§ Task prompt
Quote word for word the lines below, beginning with the first and ending with the one that has "import pandas as pd". Drop the pictures.

** start Source data **

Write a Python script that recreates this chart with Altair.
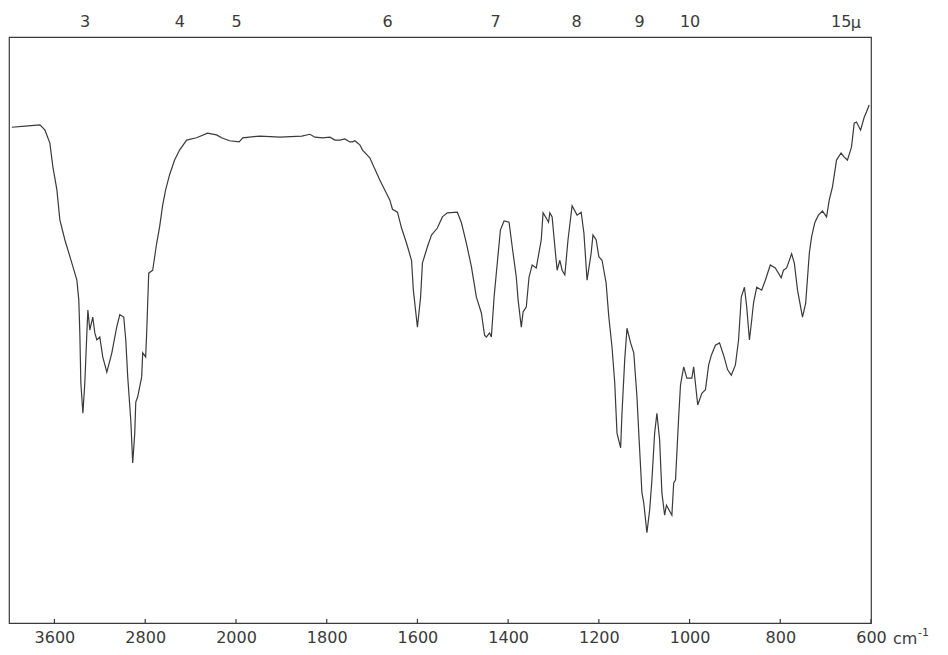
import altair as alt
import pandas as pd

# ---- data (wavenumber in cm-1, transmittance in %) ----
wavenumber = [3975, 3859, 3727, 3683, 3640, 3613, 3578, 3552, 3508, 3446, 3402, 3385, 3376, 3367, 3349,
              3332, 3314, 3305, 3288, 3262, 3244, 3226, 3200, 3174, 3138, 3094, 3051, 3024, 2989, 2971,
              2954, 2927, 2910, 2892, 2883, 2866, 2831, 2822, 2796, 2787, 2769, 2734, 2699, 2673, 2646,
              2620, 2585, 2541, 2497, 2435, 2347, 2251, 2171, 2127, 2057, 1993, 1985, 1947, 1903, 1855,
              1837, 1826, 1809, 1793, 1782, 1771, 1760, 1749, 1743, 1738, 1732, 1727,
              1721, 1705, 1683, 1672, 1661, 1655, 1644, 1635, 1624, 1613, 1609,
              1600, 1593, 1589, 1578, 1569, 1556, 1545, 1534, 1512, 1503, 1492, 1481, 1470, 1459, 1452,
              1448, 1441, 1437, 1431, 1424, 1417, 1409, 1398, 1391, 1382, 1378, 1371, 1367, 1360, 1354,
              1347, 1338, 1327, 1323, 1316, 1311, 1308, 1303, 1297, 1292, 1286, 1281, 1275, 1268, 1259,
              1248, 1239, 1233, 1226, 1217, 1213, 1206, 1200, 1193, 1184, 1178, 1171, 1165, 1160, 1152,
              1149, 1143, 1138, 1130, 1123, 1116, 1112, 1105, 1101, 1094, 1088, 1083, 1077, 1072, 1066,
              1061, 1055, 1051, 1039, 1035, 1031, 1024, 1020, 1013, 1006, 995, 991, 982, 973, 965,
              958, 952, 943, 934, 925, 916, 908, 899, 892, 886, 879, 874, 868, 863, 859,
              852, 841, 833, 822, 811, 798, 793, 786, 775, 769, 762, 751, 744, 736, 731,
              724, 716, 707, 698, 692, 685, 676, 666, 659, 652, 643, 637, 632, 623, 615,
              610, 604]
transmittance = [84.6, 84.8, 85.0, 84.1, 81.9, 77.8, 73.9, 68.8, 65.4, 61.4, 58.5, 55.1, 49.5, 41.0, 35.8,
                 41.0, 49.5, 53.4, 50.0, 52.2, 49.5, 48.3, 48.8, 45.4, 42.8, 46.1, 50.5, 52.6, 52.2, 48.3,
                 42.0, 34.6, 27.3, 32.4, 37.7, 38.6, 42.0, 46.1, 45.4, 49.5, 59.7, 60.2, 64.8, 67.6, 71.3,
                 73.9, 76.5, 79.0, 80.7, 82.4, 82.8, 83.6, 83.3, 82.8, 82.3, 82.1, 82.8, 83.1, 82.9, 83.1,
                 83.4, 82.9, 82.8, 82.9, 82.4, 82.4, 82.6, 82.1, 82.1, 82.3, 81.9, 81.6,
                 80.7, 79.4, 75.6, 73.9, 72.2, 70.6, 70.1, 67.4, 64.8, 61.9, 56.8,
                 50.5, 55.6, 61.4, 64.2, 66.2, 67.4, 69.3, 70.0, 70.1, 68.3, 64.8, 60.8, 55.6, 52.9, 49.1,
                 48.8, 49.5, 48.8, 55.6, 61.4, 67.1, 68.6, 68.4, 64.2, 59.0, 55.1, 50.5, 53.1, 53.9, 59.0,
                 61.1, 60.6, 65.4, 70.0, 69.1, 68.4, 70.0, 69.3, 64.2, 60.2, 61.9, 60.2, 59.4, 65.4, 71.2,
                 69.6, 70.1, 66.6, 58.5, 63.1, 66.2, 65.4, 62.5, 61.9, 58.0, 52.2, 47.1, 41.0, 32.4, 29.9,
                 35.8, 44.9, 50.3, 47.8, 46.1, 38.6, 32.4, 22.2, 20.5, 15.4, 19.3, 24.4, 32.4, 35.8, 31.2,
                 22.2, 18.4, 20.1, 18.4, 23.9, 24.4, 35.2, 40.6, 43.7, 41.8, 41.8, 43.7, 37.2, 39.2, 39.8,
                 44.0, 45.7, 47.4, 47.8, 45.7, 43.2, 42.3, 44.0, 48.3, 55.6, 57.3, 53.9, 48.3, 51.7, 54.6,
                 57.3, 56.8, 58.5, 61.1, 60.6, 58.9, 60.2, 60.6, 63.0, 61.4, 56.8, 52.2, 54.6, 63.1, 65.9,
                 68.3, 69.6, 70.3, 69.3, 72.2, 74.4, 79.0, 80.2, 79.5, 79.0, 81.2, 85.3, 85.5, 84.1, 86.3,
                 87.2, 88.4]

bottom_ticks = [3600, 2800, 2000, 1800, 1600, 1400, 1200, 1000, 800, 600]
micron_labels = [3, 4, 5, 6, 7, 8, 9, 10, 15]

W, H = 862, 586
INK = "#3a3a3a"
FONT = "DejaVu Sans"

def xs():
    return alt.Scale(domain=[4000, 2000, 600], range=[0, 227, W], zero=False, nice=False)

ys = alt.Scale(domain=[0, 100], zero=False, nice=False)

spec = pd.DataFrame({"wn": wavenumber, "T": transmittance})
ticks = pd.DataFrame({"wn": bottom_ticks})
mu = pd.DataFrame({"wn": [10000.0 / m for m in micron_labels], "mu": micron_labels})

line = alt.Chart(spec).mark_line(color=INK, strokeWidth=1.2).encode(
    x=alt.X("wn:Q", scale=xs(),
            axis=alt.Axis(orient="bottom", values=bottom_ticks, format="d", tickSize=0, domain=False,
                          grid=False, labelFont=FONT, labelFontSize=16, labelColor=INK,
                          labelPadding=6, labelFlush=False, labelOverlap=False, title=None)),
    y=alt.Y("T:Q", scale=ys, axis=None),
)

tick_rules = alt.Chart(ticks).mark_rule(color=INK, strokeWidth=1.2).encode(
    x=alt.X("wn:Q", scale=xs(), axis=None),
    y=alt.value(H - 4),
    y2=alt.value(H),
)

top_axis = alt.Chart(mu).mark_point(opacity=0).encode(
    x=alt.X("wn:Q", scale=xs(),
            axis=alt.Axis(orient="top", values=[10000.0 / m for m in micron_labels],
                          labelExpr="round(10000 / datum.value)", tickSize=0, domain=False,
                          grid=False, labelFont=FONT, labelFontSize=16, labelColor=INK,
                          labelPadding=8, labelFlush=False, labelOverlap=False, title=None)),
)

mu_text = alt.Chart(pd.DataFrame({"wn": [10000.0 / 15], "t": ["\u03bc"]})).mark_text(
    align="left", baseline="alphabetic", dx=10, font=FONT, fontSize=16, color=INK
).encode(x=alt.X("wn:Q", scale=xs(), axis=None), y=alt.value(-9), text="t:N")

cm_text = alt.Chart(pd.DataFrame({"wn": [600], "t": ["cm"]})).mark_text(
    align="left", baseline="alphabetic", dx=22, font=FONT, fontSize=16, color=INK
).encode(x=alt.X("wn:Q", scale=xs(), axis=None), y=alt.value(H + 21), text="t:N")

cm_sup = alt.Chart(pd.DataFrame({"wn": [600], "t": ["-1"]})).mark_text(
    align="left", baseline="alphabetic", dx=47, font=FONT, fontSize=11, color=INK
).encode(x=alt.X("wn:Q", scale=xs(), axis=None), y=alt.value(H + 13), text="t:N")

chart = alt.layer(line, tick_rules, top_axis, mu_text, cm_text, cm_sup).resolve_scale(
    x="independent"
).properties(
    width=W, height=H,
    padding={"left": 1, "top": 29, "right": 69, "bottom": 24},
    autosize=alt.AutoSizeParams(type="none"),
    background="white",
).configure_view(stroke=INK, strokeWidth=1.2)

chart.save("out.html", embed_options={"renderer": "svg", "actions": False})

** end Source data **

§ Answer in full
Write a Python script that recreates this chart with Altair.
import altair as alt
import pandas as pd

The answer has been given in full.